After Vegas, hot ABS market set to roll on

By Natalie Harrison

NEW YORK (IFR) – Structured finance bankers and investors returned to their desks in upbeat mood on Thursday following record attendance at the industry’s biggest annual event in Las Vegas.

The big talking point at the conference, which saw a staggering 6,700 delegates, was the bright outlook for the asset-backed securities market amid optimism about the US economy and a strong investor bid for yield.

“It was the best conference tone post-the financial crisis,” Jay Steiner, co-head of US ABS at Deutsche Bank, told IFR.

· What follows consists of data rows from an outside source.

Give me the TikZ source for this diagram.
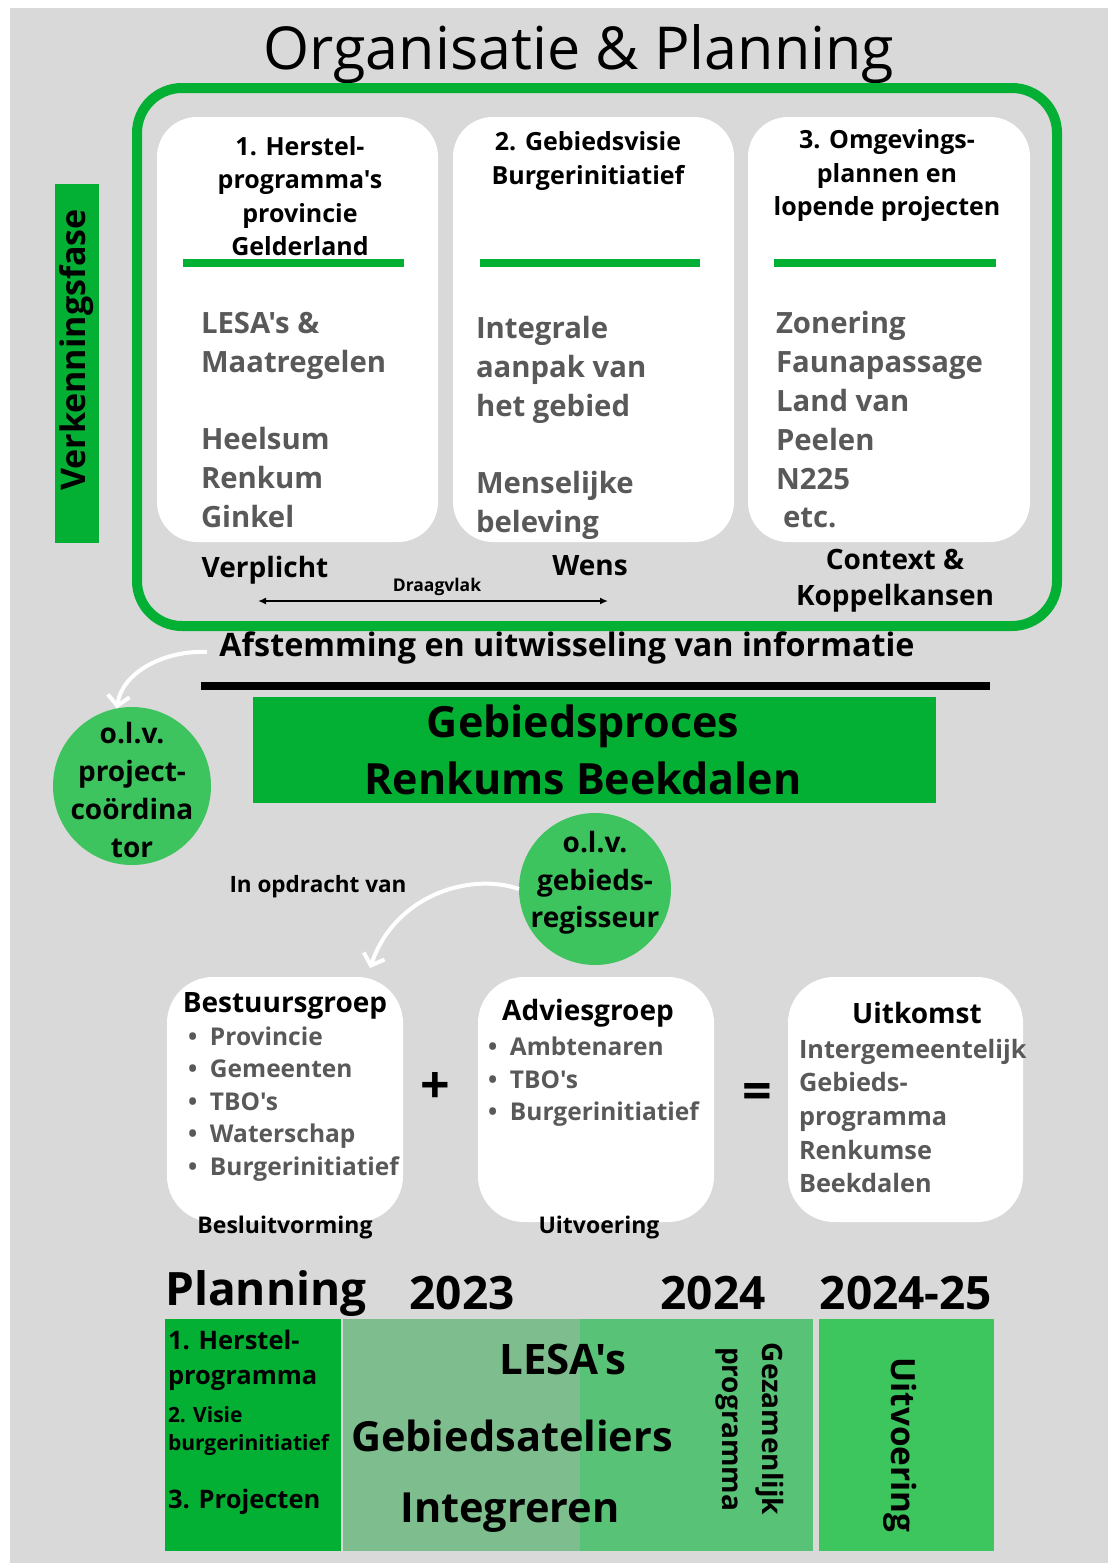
\documentclass[tikz,border=0pt]{standalone}
\usepackage{fontspec}
\setmainfont{Open Sans}[Ligatures=TeXOff]
\usetikzlibrary{arrows.meta}
\definecolor{bgc}{HTML}{D9D9D9}
\definecolor{dg}{HTML}{03B034}
\definecolor{cg}{HTML}{3EC45E}
\definecolor{mone}{HTML}{7EBD8D}
\definecolor{mtwo}{HTML}{58C277}
\definecolor{rg}{HTML}{3DC55E}
\definecolor{gt}{HTML}{595959}
\newcommand{\fsz}[2]{\fontsize{#1pt}{#2pt}\selectfont}
\begin{document}
\begin{tikzpicture}[x=1pt,y=-1pt,
  every node/.style={inner sep=0pt,outer sep=0pt},
  wbox/.style={fill=white,rounded corners=40pt,anchor=north west},
  lbox/.style={fill=white,rounded corners=46pt,anchor=north west,minimum width=236pt,minimum height=245pt},
  head/.style={font=\bfseries\fsz{25}{33.5},align=center,text=black},
  body/.style={font=\bfseries\fsz{29.3}{38.8},align=left,anchor=west,text=gt},
  lab/.style={font=\bfseries\fsz{28}{36},align=center,text=black},
  btitle/.style={font=\bfseries\fsz{28}{32},text=black},
  blist/.style={font=\bfseries\fsz{24.5}{32.5},align=left,anchor=west,text=gt},
  ctext/.style={font=\bfseries\fsz{28}{37.7},align=center,text=black},
  year/.style={font=\bfseries\fsz{46}{50},text=black},
  big/.style={font=\bfseries\fsz{41.5}{44}},
  cell/.style={anchor=north west},
  warrow/.style={white,line width=4pt,-{Straight Barb[length=10pt,width=22pt,line width=4pt]}},
  divider/.style={dg,line width=8pt}]
\useasboundingbox (0,0) rectangle (1108,1563);
\fill[white] (0,0) rectangle (1108,1563);
\fill[bgc] (10,8) rectangle (1108,1563);

% title
\node[font=\fsz{59.2}{62}] (title) at (579,54) {Organisatie \& Planning};

% outer frame
\node[draw=dg,line width=10pt,rounded corners=45pt,anchor=north west,minimum width=920pt,minimum height=538pt] (frame) at (137,88) {};

% verkenningsfase
\node[fill=dg,anchor=north west,minimum width=44pt,minimum height=359pt] (vk) at (55,184) {};
\node[font=\bfseries\fsz{34}{38},rotate=90] (vkt) at (77,350) {Verkenningsfase};

% three white boxes
\node[wbox,minimum width=281pt,minimum height=425pt] (b1) at (157,117) {};
\node[wbox,minimum width=281pt,minimum height=425pt] (b2) at (453,117) {};
\node[wbox,minimum width=282pt,minimum height=425pt] (b3) at (748,117) {};

\node[head] (h1) at (300,196) {1. Herstel-\\programma's\\provincie\\Gelderland};
\node[head] (h2) at (588,161) {2. Gebiedsvisie\\Burgerinitiatief};
\node[head] (h3) at (887,176) {3. Omgevings-\\plannen en\\lopende projecten};

\draw[divider] (183,263) -- (404,263);
\draw[divider] (480,263) -- (700,263);
\draw[divider] (774,263) -- (996,263);

\node[body] (t1) at (201,420) {LESA's \&\\Maatregelen\\[38.8pt]Heelsum\\Renkum\\Ginkel};
\node[body] (t2) at (476,428) {Integrale\\aanpak van\\het gebied\\[38.8pt]Menselijke\\beleving};
\node[body] (t3) at (776,420) {Zonering\\Faunapassage\\Land van\\Peelen\\N225\\\hspace{7pt}etc.};

\node[lab] (verp) at (265,570) {Verplicht};
\node[lab] (wens) at (590,566) {Wens};
\node[lab] (ctx) at (895,581) {Context \&\\Koppelkansen};
\node[font=\bfseries\fsz{17.5}{20}] (draag) at (437,587) {Draagvlak};
\coordinate (da) at (258,601);
\coordinate (db) at (608,601);
\draw[{Latex[length=8pt,width=7pt]}-{Latex[length=8pt,width=7pt]},line width=1.8pt] (da) -- (db);

% afstemming
\node[font=\bfseries\fsz{32.3}{36}] (afst) at (567,648) {Afstemming en uitwisseling van informatie};
\coordinate (bla) at (201,686);
\coordinate (blb) at (990,686);
\draw[line width=8pt] (bla) -- (blb);

% gebiedsproces
\node[fill=dg,anchor=north west,minimum width=683pt,minimum height=106pt] (gp) at (253,697) {};
\node[font=\bfseries\fsz{43}{57},align=center] (gpt) at (583,750) {Gebiedsproces\\Renkums Beekdalen};

% circles
\node[circle,fill=cg,minimum size=158pt] (pc) at (132,786) {};
\node[ctext] (pct) at (132,790) {o.l.v.\\project-\\coördina\\tor};
\node[circle,fill=cg,minimum size=152pt] (gr) at (595,889) {};
\node[ctext] (grt) at (595,883) {o.l.v.\\gebieds-\\regisseur};

\node[font=\bfseries\fsz{22.5}{26}] (opd) at (318,887) {In opdracht van};

% white arrows
\coordinate (la) at (207,652);
\draw[warrow] (la) .. controls (165,650) and (122,672) .. (pc.101);
\coordinate (mb) at (370,968);
\draw[warrow] (gr.west) .. controls (470,872) and (395,895) .. (mb);

% lower boxes
\node[lbox] (bg) at (167,977) {};
\node[lbox] (ag) at (478,977) {};
\node[lbox,minimum width=235pt] (uk) at (788,977) {};

\node[btitle] (bgt) at (285,1006) {Bestuursgroep};
\node[blist] (bgl) at (188,1104) {\makebox[22pt][l]{•}Provincie\\\makebox[22pt][l]{•}Gemeenten\\\makebox[22pt][l]{•}TBO's\\\makebox[22pt][l]{•}Waterschap\\\makebox[22pt][l]{•}Burgerinitiatief};
\node[btitle] (agt) at (588,1013) {Adviesgroep};
\node[blist] (agl) at (488,1082) {\makebox[22pt][l]{•}Ambtenaren\\\makebox[22pt][l]{•}TBO's\\\makebox[22pt][l]{•}Burgerinitiatief};
\node[btitle] (ukt) at (917,1013) {Uitkomst};
\node[blist,font=\bfseries\fsz{25.3}{33.7}] (ukl) at (799,1116) {Intergemeentelijk\\Gebieds-\\programma\\Renkumse\\Beekdalen};

\node[font=\bfseries\fsz{52}{52}] (plus) at (435,1088) {+};
\node[font=\bfseries\fsz{52}{52}] (eq) at (757,1096) {=};
\node[font=\bfseries\fsz{23}{26}] (besl) at (285,1228) {Besluitvorming};
\node[font=\bfseries\fsz{23}{26}] (uitv) at (599,1228) {Uitvoering};

% planning
\node[year] (pl) at (266,1294) {Planning};
\node[year] (y1) at (462,1293) {2023};
\node[year] (y2) at (713,1293) {2024};
\node[year] (y3) at (906,1293) {2024-25};

\node[cell,fill=dg,minimum width=176pt,minimum height=232pt] (c0) at (165,1319) {};
\node[cell,fill=mone,minimum width=237pt,minimum height=232pt] (c1) at (343,1319) {};
\node[cell,fill=mtwo,minimum width=233pt,minimum height=232pt] (c2) at (580,1319) {};
\node[cell,fill=rg,minimum width=175pt,minimum height=232pt] (c3) at (819,1319) {};

\node[font=\bfseries\fsz{25.5}{35},align=left,anchor=west] (p1) at (168,1360) {1. Herstel-\\programma};
\node[font=\bfseries\fsz{21}{28},align=left,anchor=west] (p2) at (168,1431) {2. Visie\\burgerinitiatief};
\node[font=\bfseries\fsz{25.5}{28},anchor=west] (p3) at (168,1502) {3. Projecten};

\node[big,font=\bfseries\fsz{42}{44}] (lesa) at (563,1359) {LESA's};
\node[big] (ateliers) at (512,1436) {Gebiedsateliers};
\node[big] (integr) at (510,1513) {Integreren};
\node[font=\bfseries\fsz{28}{40},align=center,rotate=-90] (gez) at (750,1429) {Gezamenlijk\\programma};
\node[font=\bfseries\fsz{33.3}{36},rotate=-90] (uitv2) at (900,1445) {Uitvoering};
\end{tikzpicture}
\end{document}
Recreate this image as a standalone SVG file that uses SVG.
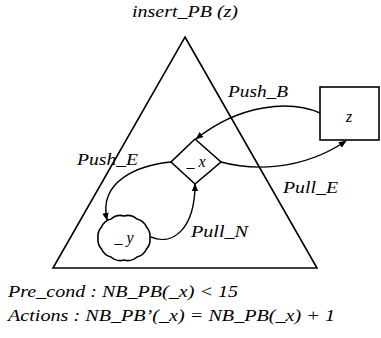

“The overriding factor is that while investors are comfortable with fundamentals, the tone is driven by technicals.Investors have capital to deploy, even though spreads continue to compress.”

ABS volumes are running higher than the levels of a year ago, but that is due to a broad-based sell-off in early 2016 that kept many would-be issuers on the sidelines at the time.

The US$32.464bn of supply year-to-date is up from US$27.062bn in the same period of 2016, according to IFR data – and still it has not been enough to satisfy demand.

Deals have been massively oversubscribed and, as the buyside scraps for limited paper, spreads have also ratcheted in – a trend many think will continue.

“Overall the takeaway was strong positive fundamentals, not enough supply and spreads at the tight end,” said Peter Kaplan, a portfolio manager at Merganser Capital Management.

“Technicals are very tight, driven by large amounts of cash sitting on the sidelines.”

Even riskier subprime auto paper has rallied sharply – as much as 150bp in the past couple of months – amid a hunt for yield that could spur more esoteric issuance.

And some see good things ahead for other sub-sectors such as aircraft ABS.

“A few bankers are pushing this more, and it is an area [where] you can pick up more yield,” said Keith Allman, a structured finance analyst at Loomis, Sayles & Company.

“Aircraft deals come with a complexity premium. If you compare them to autos or equipment deals, there are thousands of assets that make up the pool, so it’s easier to do the consumer analysis,” he said.

“In aircraft ABS, you might just have 20-30 assets in a pool and each aircraft has its story. We saw about US$5bn of supply in 2016, but we could see US$8-$9bn this year.”

SEA CHANGE

The other big factor for the primary market, of course, is the prospect of more relaxed regulations under the new US administration of President Donald Trump.

Risk retention – which requires some issuers to keep 5% skin-in-the-game – impacts ABS in particular.

Michael Piwowar, recently appointed Acting Chairman of the US Securities and Exchange Commission, told the ABS Vegas conference last year that he voted against risk-retention rules.

“I was particularly dismayed by the one-size-fits-all approach taken by the regulators to create the 5% risk retention requirement for all asset classes except for securitizations involving qualified residential mortgages, which reduce risk retention to zero,” Piwowar said at the time.

Richard Johns, the executive director of the Structured Finance Industry Group, told IFR that risk retention is likely to be a top candidate for reform, and it could help smaller issuers if it is rolled back, other bankers said.

But the buyside may be reluctant to support a reversal to rules they believe have made the market safer and more orderly, and others are doubtful of sweeping changes.

“A key theme of the ABS Vegas conference was the prospects for regulatory reform, and opinions depend heavily on parochial interests,” Citigroup analyst Mary Kane said in a note published Thursday.

“We would be very surprised to see an about-face on risk retention and loan-level disclosure, which are not Administration priorities.”

Chris Haas, associate general counsel at Bank of America, also offered a note of caution, telling attendees in Las Vegas to avoid mistakes of the past.

“If we focus on that simple question in our actions – is this right for the securitization market? – then we can avoid mistakes from the past and preserve the securitization market for decades to come,” he told a packed room on the first day.

With the 2017 edition of the conference now in the record books, the market is getting back to business, with the pipeline filling up and issuers lining up new public trades that comply with new rules.

Toyota is selling a US$1.5bn deal, just over US$1bn of which will be offered, while GM Financial is out with its first prime auto lease ABS deal of the year.

That US$1.25bn offering is the largest ever off GM Financial’s lease shelf, which bankers said was testament to strong investor demand.